This excellent Etruscan neck amphora is decorated with a fairly exceptional scene: side A shows a winged goddess advancing to the right. She wears a chlamys over her long chiton and holds a spear in her lowered right hand, while her left is outstretched towards the warrior in front of her. He is wearing his full armour, consisting of a short pleated chiton below a corselet with pteruges and a Chalcidian helmet with cheek-guards. In his raised left hand he wields a spear, in the right he holds a circular shield, as well as a scabbard with a sword on his back.
Side B illustrates the same winged goddess in a similar position. In front of her, a female figure wrapped in a heavy mantle moves to the left. She holds an offering in her outstretched right hand and a ribbon in her left hand, another one hangs from her right forearm. An animal, perhaps a dog or a deer, moves with her.

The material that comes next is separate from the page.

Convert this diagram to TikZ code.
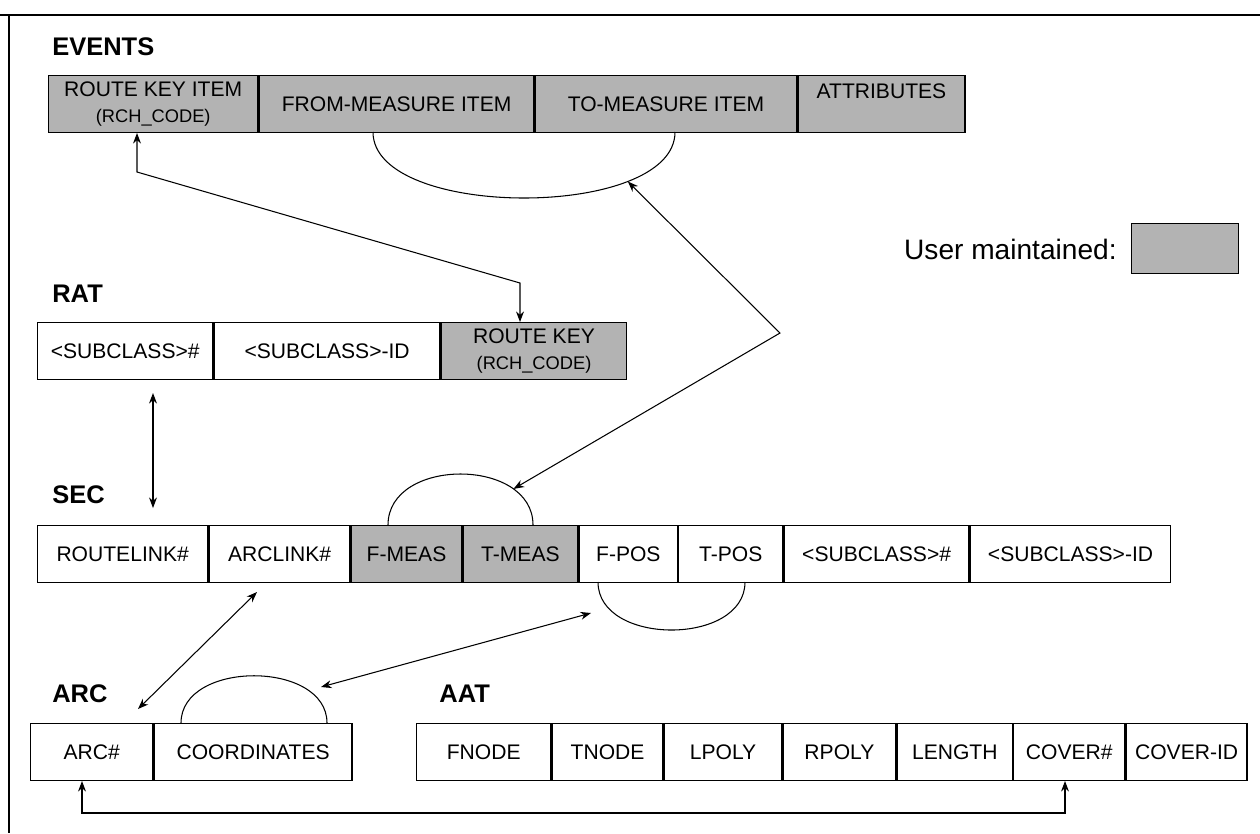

A palmette between two lotus buds adorns the neck and two bands of vertical, upside down drop shapes decorate the lower body. A complex flower motif consisting of opposing palmettes and volutes decorates the space below the handles.
The iconography of this outstanding, high quality Etruscan black figure amphora is certainly of mythological nature. However, the question arises of who might represent the winged goddess. At first sight, one thinks of Vanth, the Etruscan goddess of the underworld, coming to claim the other figures’ souls. However, representations of Vanth are not known in Etruria prior to the 4th century BC, and so perhaps the Greek goddess Nike is depicted on the vase. On the other hand, the wavy lines on side A could represent two serpents, a chthonic motif often accompanying Vanth, and therefore the scene could be an early depiction of Vanth on Etruscan black figure vases. Rest of white pigment for the skin.
Note
Since the late 9th century BC, South Italian pottery such as impasto ceramics is traditionally decorated with carving, usually of geometric or Orientalizing motifs. During this period, new shapes were adopted from the Greek mainland, although the workshops continued to produce the traditional biconical urn. From the 7th century BC onwards, new types of decoration, such as heron and fish motifs, were added to the local pottery production centres of Caere and Veii. Later, they begin to use felines and sphinxes in their decorations, as well as centaurs which are clearly adopted from the Greek iconology. From the mid-7th to the mid-6th century BC, production also includes silhouette figures painted on a glazed clay base. The evolving types of decoration allowed the identification of individual painters’ styles, and this evolution marks the conception of mythological and quotidian scenes in Etruscan vase decoration. In this formative phase, the vases were generally glazed with silhouettes outlined by incision, sometimes with added white, red, yellow or purple. At the same time until around the mid 6th century BC, we see the emergence of the black-figure technique and the predominance of the amphora shape.